_Dataset section_
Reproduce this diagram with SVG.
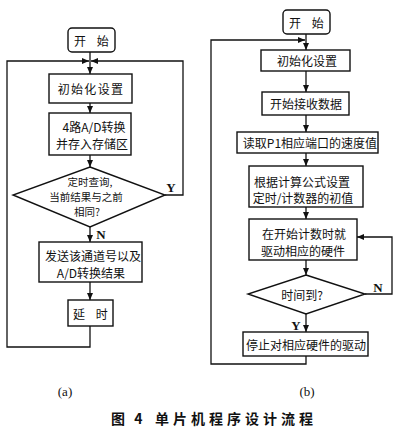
<svg xmlns="http://www.w3.org/2000/svg" width="400" height="432" viewBox="0 0 400 432">
<defs>
<marker id="ah" markerWidth="8" markerHeight="8" refX="7" refY="4" orient="auto" markerUnits="userSpaceOnUse">
<path d="M0,1 L7,4 L0,7 Z" fill="#111"/>
</marker>
</defs>
<style>
.b{fill:#fff;stroke:#111;stroke-width:1.4}
.l{fill:none;stroke:#111;stroke-width:1.3}
.t{font-family:"Noto Sans CJK SC","Noto Sans",sans-serif;font-size:12px;fill:#111;text-anchor:middle;dominant-baseline:central}
.d{font-size:10.5px}
.s{font-family:"Liberation Serif",serif;font-size:13px;fill:#111;text-anchor:middle;dominant-baseline:central;font-weight:bold}
.c{font-family:"Noto Sans CJK SC",sans-serif;font-size:14px;font-weight:bold;fill:#111;letter-spacing:3px}
</style>
<rect width="400" height="432" fill="#fff"/>
<g id="connectors">
<line class="l" x1="90" y1="52" x2="90" y2="74" marker-end="url(#ah)"/>
<polyline class="l" points="90,326 90,347 7,347 7,61 89,61" marker-end="url(#ah)"/>
<polyline class="l" points="165,195 183,195 183,61 91,61" marker-end="url(#ah)"/>
<line class="l" x1="90" y1="103" x2="90" y2="113" marker-end="url(#ah)"/>
<line class="l" x1="90" y1="155" x2="90" y2="167" marker-end="url(#ah)"/>
<line class="l" x1="90" y1="227" x2="90" y2="242" marker-end="url(#ah)"/>
<line class="l" x1="90" y1="282" x2="90" y2="300" marker-end="url(#ah)"/>
<line class="l" x1="306" y1="34" x2="306" y2="50" marker-end="url(#ah)"/>
<polyline class="l" points="306,356 306,364 211,364 211,40 305,40" marker-end="url(#ah)"/>
<line class="l" x1="306" y1="71" x2="306" y2="92" marker-end="url(#ah)"/>
<line class="l" x1="306" y1="115" x2="306" y2="132" marker-end="url(#ah)"/>
<line class="l" x1="306" y1="153" x2="306" y2="166" marker-end="url(#ah)"/>
<line class="l" x1="306" y1="207" x2="306" y2="219" marker-end="url(#ah)"/>
<line class="l" x1="306" y1="260" x2="306" y2="275" marker-end="url(#ah)"/>
<polyline class="l" points="365,294 392,294 392,237 357,237" marker-end="url(#ah)"/>
<line class="l" x1="306" y1="314" x2="306" y2="332" marker-end="url(#ah)"/>
<text class="s" x="171" y="187">Y</text>
<text class="s" x="101" y="234">N</text>
<text class="s" x="378" y="287">N</text>
<text class="s" x="296" y="325">Y</text>
</g>
<g id="a-start">
<rect class="b" x="68" y="28" width="47" height="24" rx="4"/>
<text class="t" x="91.5" y="40" xml:space="preserve">开    始</text>
</g>
<g id="a-init">
<rect class="b" x="49" y="74" width="83" height="29"/>
<text class="t" x="91" y="88.5" style="letter-spacing:1.3px">初始化设置</text>
</g>
<g id="a-ad">
<rect class="b" x="49" y="113" width="82" height="42"/>
<text class="t" x="94" y="126">4路A/D转换</text>
<text class="t" x="92" y="143">并存入存储区</text>
</g>
<g id="a-query">
<polygon class="b" points="90,167 165,195 90,227 13,195"/>
<text class="t d" x="90" y="181">定时查询,</text>
<text class="t d" x="86" y="196">当前结果与之前</text>
<text class="t d" x="87" y="211">相同?</text>
</g>
<g id="a-send">
<rect class="b" x="39" y="242" width="103" height="40"/>
<text class="t" x="93" y="255">发送该通道号以及</text>
<text class="t" x="91" y="272">A/D转换结果</text>
</g>
<g id="a-delay">
<rect class="b" x="68" y="300" width="45" height="26"/>
<text class="t" x="90.5" y="313" xml:space="preserve">延    时</text>
</g>
<g id="b-start">
<rect class="b" x="283" y="10" width="47" height="24" rx="4"/>
<text class="t" x="306.5" y="22" xml:space="preserve">开    始</text>
</g>
<g id="b-init">
<rect class="b" x="261" y="50" width="89" height="21"/>
<text class="t" x="307" y="60.5">初始化设置</text>
</g>
<g id="b-recv">
<rect class="b" x="262" y="92" width="87" height="23"/>
<text class="t" x="306" y="103.5">开始接收数据</text>
</g>
<g id="b-read">
<rect class="b" x="237" y="132" width="141" height="21"/>
<text class="t" x="310" y="142.5">读取P1相应端口的速度值</text>
</g>
<g id="b-calc">
<rect class="b" x="249" y="166" width="114" height="41"/>
<text class="t" x="302" y="181">根据计算公式设置</text>
<text class="t" x="303" y="197">定时/计数器的初值</text>
</g>
<g id="b-drive">
<rect class="b" x="249" y="219" width="108" height="41"/>
<text class="t" x="304" y="233">在开始计数时就</text>
<text class="t" x="303" y="250">驱动相应的硬件</text>
</g>
<g id="b-time">
<polygon class="b" points="306,275 365,294 306,314 248,294"/>
<text class="t" x="302" y="294">时间到?</text>
</g>
<g id="b-stop">
<rect class="b" x="243" y="332" width="125" height="24"/>
<text class="t" x="306" y="344">停止对相应硬件的驱动</text>
</g>
<text class="s" x="65" y="391" style="font-weight:normal">(a)</text>
<text class="s" x="307" y="391" style="font-weight:normal">(b)</text>
<text class="c" x="111" y="424" xml:space="preserve">图 4</text>
<text class="c" x="155" y="424" style="letter-spacing:4px">单片机程序设计流程</text>
</svg>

_What is expected_
Leave out the pictures and reproduce the rest of the listing exactly.

_Written answer_
Reproduce this diagram with SVG.
<svg xmlns="http://www.w3.org/2000/svg" width="400" height="432" viewBox="0 0 400 432">
<defs>
<marker id="ah" markerWidth="8" markerHeight="8" refX="7" refY="4" orient="auto" markerUnits="userSpaceOnUse">
<path d="M0,1 L7,4 L0,7 Z" fill="#111"/>
</marker>
</defs>
<style>
.b{fill:#fff;stroke:#111;stroke-width:1.4}
.l{fill:none;stroke:#111;stroke-width:1.3}
.t{font-family:"Noto Sans CJK SC","Noto Sans",sans-serif;font-size:12px;fill:#111;text-anchor:middle;dominant-baseline:central}
.d{font-size:10.5px}
.s{font-family:"Liberation Serif",serif;font-size:13px;fill:#111;text-anchor:middle;dominant-baseline:central;font-weight:bold}
.c{font-family:"Noto Sans CJK SC",sans-serif;font-size:14px;font-weight:bold;fill:#111;letter-spacing:3px}
</style>
<rect width="400" height="432" fill="#fff"/>
<g id="connectors">
<line class="l" x1="90" y1="52" x2="90" y2="74" marker-end="url(#ah)"/>
<polyline class="l" points="90,326 90,347 7,347 7,61 89,61" marker-end="url(#ah)"/>
<polyline class="l" points="165,195 183,195 183,61 91,61" marker-end="url(#ah)"/>
<line class="l" x1="90" y1="103" x2="90" y2="113" marker-end="url(#ah)"/>
<line class="l" x1="90" y1="155" x2="90" y2="167" marker-end="url(#ah)"/>
<line class="l" x1="90" y1="227" x2="90" y2="242" marker-end="url(#ah)"/>
<line class="l" x1="90" y1="282" x2="90" y2="300" marker-end="url(#ah)"/>
<line class="l" x1="306" y1="34" x2="306" y2="50" marker-end="url(#ah)"/>
<polyline class="l" points="306,356 306,364 211,364 211,40 305,40" marker-end="url(#ah)"/>
<line class="l" x1="306" y1="71" x2="306" y2="92" marker-end="url(#ah)"/>
<line class="l" x1="306" y1="115" x2="306" y2="132" marker-end="url(#ah)"/>
<line class="l" x1="306" y1="153" x2="306" y2="166" marker-end="url(#ah)"/>
<line class="l" x1="306" y1="207" x2="306" y2="219" marker-end="url(#ah)"/>
<line class="l" x1="306" y1="260" x2="306" y2="275" marker-end="url(#ah)"/>
<polyline class="l" points="365,294 392,294 392,237 357,237" marker-end="url(#ah)"/>
<line class="l" x1="306" y1="314" x2="306" y2="332" marker-end="url(#ah)"/>
<text class="s" x="171" y="187">Y</text>
<text class="s" x="101" y="234">N</text>
<text class="s" x="378" y="287">N</text>
<text class="s" x="296" y="325">Y</text>
</g>
<g id="a-start">
<rect class="b" x="68" y="28" width="47" height="24" rx="4"/>
<text class="t" x="91.5" y="40" xml:space="preserve">开    始</text>
</g>
<g id="a-init">
<rect class="b" x="49" y="74" width="83" height="29"/>
<text class="t" x="91" y="88.5" style="letter-spacing:1.3px">初始化设置</text>
</g>
<g id="a-ad">
<rect class="b" x="49" y="113" width="82" height="42"/>
<text class="t" x="94" y="126">4路A/D转换</text>
<text class="t" x="92" y="143">并存入存储区</text>
</g>
<g id="a-query">
<polygon class="b" points="90,167 165,195 90,227 13,195"/>
<text class="t d" x="90" y="181">定时查询,</text>
<text class="t d" x="86" y="196">当前结果与之前</text>
<text class="t d" x="87" y="211">相同?</text>
</g>
<g id="a-send">
<rect class="b" x="39" y="242" width="103" height="40"/>
<text class="t" x="93" y="255">发送该通道号以及</text>
<text class="t" x="91" y="272">A/D转换结果</text>
</g>
<g id="a-delay">
<rect class="b" x="68" y="300" width="45" height="26"/>
<text class="t" x="90.5" y="313" xml:space="preserve">延    时</text>
</g>
<g id="b-start">
<rect class="b" x="283" y="10" width="47" height="24" rx="4"/>
<text class="t" x="306.5" y="22" xml:space="preserve">开    始</text>
</g>
<g id="b-init">
<rect class="b" x="261" y="50" width="89" height="21"/>
<text class="t" x="307" y="60.5">初始化设置</text>
</g>
<g id="b-recv">
<rect class="b" x="262" y="92" width="87" height="23"/>
<text class="t" x="306" y="103.5">开始接收数据</text>
</g>
<g id="b-read">
<rect class="b" x="237" y="132" width="141" height="21"/>
<text class="t" x="310" y="142.5">读取P1相应端口的速度值</text>
</g>
<g id="b-calc">
<rect class="b" x="249" y="166" width="114" height="41"/>
<text class="t" x="302" y="181">根据计算公式设置</text>
<text class="t" x="303" y="197">定时/计数器的初值</text>
</g>
<g id="b-drive">
<rect class="b" x="249" y="219" width="108" height="41"/>
<text class="t" x="304" y="233">在开始计数时就</text>
<text class="t" x="303" y="250">驱动相应的硬件</text>
</g>
<g id="b-time">
<polygon class="b" points="306,275 365,294 306,314 248,294"/>
<text class="t" x="302" y="294">时间到?</text>
</g>
<g id="b-stop">
<rect class="b" x="243" y="332" width="125" height="24"/>
<text class="t" x="306" y="344">停止对相应硬件的驱动</text>
</g>
<text class="s" x="65" y="391" style="font-weight:normal">(a)</text>
<text class="s" x="307" y="391" style="font-weight:normal">(b)</text>
<text class="c" x="111" y="424" xml:space="preserve">图 4</text>
<text class="c" x="155" y="424" style="letter-spacing:4px">单片机程序设计流程</text>
</svg>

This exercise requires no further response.